One of Lutz's major moves has been to mesh GM's worldwide engineering and design groups to “operate as one function and get out of this business of running four different companies in the U.S., Europe, Australia and Latin America,” he says. “The world is too small for this when you're competing with Toyota (Motor Corp.) and Honda (Motor Co. Ltd.), which are global auto companies, because it just doesn't work anymore.”

In GM's scheme, platform-sharing across international lines would mimic Toyota's strategy, with exterior styling and other architectural modifications to meet brand objectives, local demands and tastes.

Lutz's best-in-class initiative may be a big roll of the dice, but he considers it the only way GM will win back and keep customers. With the backing of Wagoner and Chief Financial Officer John Devine (who approached Lutz to join GM), Lutz aims to rival GM's toughest competitors in developing cars and trucks that excel in all respects.

“We're no longer in a world that you can design vehicles down to cost,” he says. “Of course, you've got to be conscious of cost.
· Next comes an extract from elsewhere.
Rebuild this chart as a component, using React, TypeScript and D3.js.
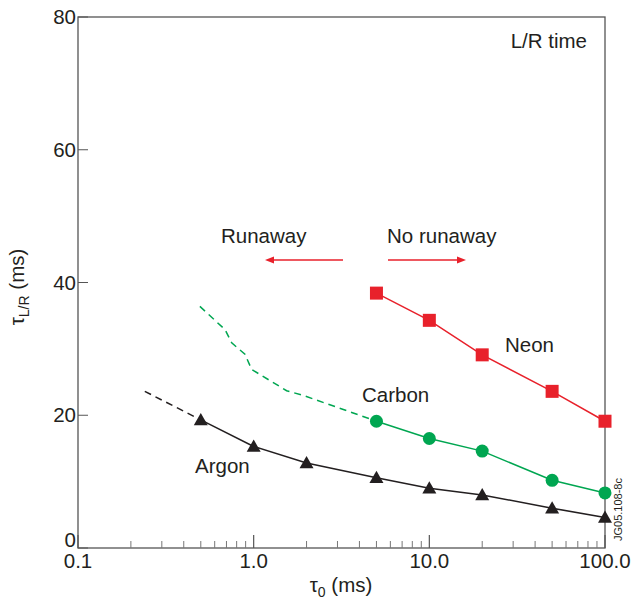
import React from "react";
import * as d3 from "d3";

const tau0 = [5, 10, 20, 50, 100];
const argonX = [0.5, 1, 2, 5, 10, 20, 50, 100];
const argonY = [19.3, 15.3, 12.8, 10.6, 9.0, 8.0, 6.0, 4.6];
const argonDashX = [0.24, 0.5];
const argonDashY = [23.6, 19.3];
const carbonY = [19.1, 16.5, 14.6, 10.2, 8.3];
const carbonDashX = [0.494, 0.687, 0.75, 0.892, 0.974, 1.54, 1.96, 5];
const carbonDashY = [36.4, 32.9, 30.9, 29.2, 26.9, 23.7, 22.9, 19.1];
const neonY = [38.4, 34.3, 29.1, 23.6, 19.1];
const yTicks = [0, 20, 40, 60, 80];
const xMajor = [0.1, 1, 10, 100];
const xMajorLabels = ["0.1", "1.0", "10.0", "100.0"];

const RED = "#e8212b";
const GREEN = "#00a651";
const BLACK = "#231f20";
const FONT = "'Liberation Sans', Arial, Helvetica, sans-serif";
const FS = 20.5;

export default function App() {
  const W = 634, H = 600;
  const x = d3.scaleLog().domain([0.1, 100]).range([78, 605]);
  const y = d3.scaleLinear().domain([0, 80]).range([548, 17]);
  const line = d3.line<[number, number]>().x(d => x(d[0])).y(d => y(d[1]));
  const zip = (a: number[], b: number[]) => a.map((v, i) => [v, b[i]] as [number, number]);

  const minor: number[] = [];
  for (const dec of [0.1, 1, 10]) for (let k = 2; k <= 9; k++) minor.push(dec * k);

  const tri = (cx: number, cy: number, s = 7) =>
    `M${cx},${cy - s}L${cx + s * 1.0},${cy + s * 0.75}L${cx - s * 1.0},${cy + s * 0.75}Z`;

  return (
    <svg width={W} height={H} style={{ position: "absolute", left: 0, top: 0 }} fontFamily={FONT}>
      <rect x={0} y={0} width={W} height={H} fill="#fff" />
      {/* frame */}
      <rect x={x(0.1)} y={y(80)} width={x(100) - x(0.1)} height={y(0) - y(80)} fill="none" stroke="#555" strokeWidth={1.3} />
      {/* y ticks */}
      {yTicks.map(t => (
        <g key={"y" + t}>
          <line x1={x(0.1)} x2={x(0.1) + 10} y1={y(t)} y2={y(t)} stroke="#555" strokeWidth={1} />
          <text x={x(0.1) - 2} y={t === 0 ? y(t) - 1 : y(t) + 7} textAnchor="end" fontSize={FS} fill={BLACK}>{t}</text>
        </g>
      ))}
      {/* x ticks */}
      {xMajor.map((t, i) => (
        <g key={"x" + t}>
          <line x1={x(t)} x2={x(t)} y1={y(0)} y2={y(0) - 13} stroke="#555" strokeWidth={1.2} />
          <text x={x(t)} y={y(0) + 20} textAnchor="middle" fontSize={FS} fill={BLACK}>{xMajorLabels[i]}</text>
        </g>
      ))}
      {minor.map(t => (
        <line key={"m" + t} x1={x(t)} x2={x(t)} y1={y(0)} y2={y(0) - 7} stroke="#777" strokeWidth={1} />
      ))}
      {/* axis titles */}
      <text x={341} y={592} textAnchor="middle" fontSize={FS} fill={BLACK}>
        τ<tspan fontSize={14} dy={5}>0</tspan><tspan dy={-5}> (ms)</tspan>
      </text>
      <text transform="translate(24,287) rotate(-90)" textAnchor="middle" fontSize={FS} fill={BLACK}>
        τ<tspan fontSize={14} dy={5}>L/R</tspan><tspan dy={-5}> (ms)</tspan>
      </text>
      <text x={587} y={48} textAnchor="end" fontSize={FS} fill={BLACK}>L/R time</text>
      {/* runaway annotations */}
      <text x={221} y={243} fontSize={FS} fill={BLACK}>Runaway</text>
      <text x={387} y={243} fontSize={FS} fill={BLACK}>No runaway</text>
      <line x1={343} x2={272} y1={260} y2={260} stroke={RED} strokeWidth={1.3} />
      <path d="M265,260L274,256.5L274,263.5Z" fill={RED} />
      <line x1={388} x2={459} y1={260} y2={260} stroke={RED} strokeWidth={1.3} />
      <path d="M466,260L457,256.5L457,263.5Z" fill={RED} />
      {/* dashed extensions */}
      <path d={line(zip(argonDashX, argonDashY)) || ""} fill="none" stroke={BLACK} strokeWidth={1.5} strokeDasharray="7,5" />
      <path d={line(zip(carbonDashX, carbonDashY)) || ""} fill="none" stroke={GREEN} strokeWidth={1.5} strokeDasharray="7,5" />
      {/* solid series */}
      <path d={line(zip(argonX, argonY)) || ""} fill="none" stroke={BLACK} strokeWidth={1.5} />
      <path d={line(zip(tau0, carbonY)) || ""} fill="none" stroke={GREEN} strokeWidth={1.5} />
      <path d={line(zip(tau0, neonY)) || ""} fill="none" stroke={RED} strokeWidth={1.5} />
      {argonX.map((v, i) => (
        <path key={"a" + i} d={tri(x(v), y(argonY[i]))} fill={BLACK} />
      ))}
      {tau0.map((v, i) => (
        <circle key={"c" + i} cx={x(v)} cy={y(carbonY[i])} r={6.5} fill={GREEN} />
      ))}
      {tau0.map((v, i) => (
        <rect key={"n" + i} x={x(v) - 6.5} y={y(neonY[i]) - 6.5} width={13} height={13} fill={RED} />
      ))}
      {/* series labels */}
      <text x={505} y={352} fontSize={FS} fill={BLACK}>Neon</text>
      <text x={362} y={402} fontSize={FS} fill={BLACK}>Carbon</text>
      <text x={195} y={473} fontSize={FS} fill={BLACK}>Argon</text>
      <text transform="translate(622,541) rotate(-90)" fontSize={11} fill={BLACK}>JG05.108-8c</text>
    </svg>
  );
}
But you can no longer do a vehicle and say, ‘It's pretty good, and we'll be all right, and because we're GM we'll get our share.’ You won't get your share.”

Lutz says he must keep working because he isn't wealthy and has “expensive hobbies.” He made $3.7 million last year in direct compensation and $7.2 million in unpaid incentive awards and common stock.

He appears to have bigger plans for himself. At a speech to dealers and analysts, the septuagenarian Lutz said he'll be ready to take over as CEO when Wagoner, 51, retires,.

When the crowd laughed at that prospect, an attendee says Lutz had a look on his face that seemed to say, “I wasn't joking.”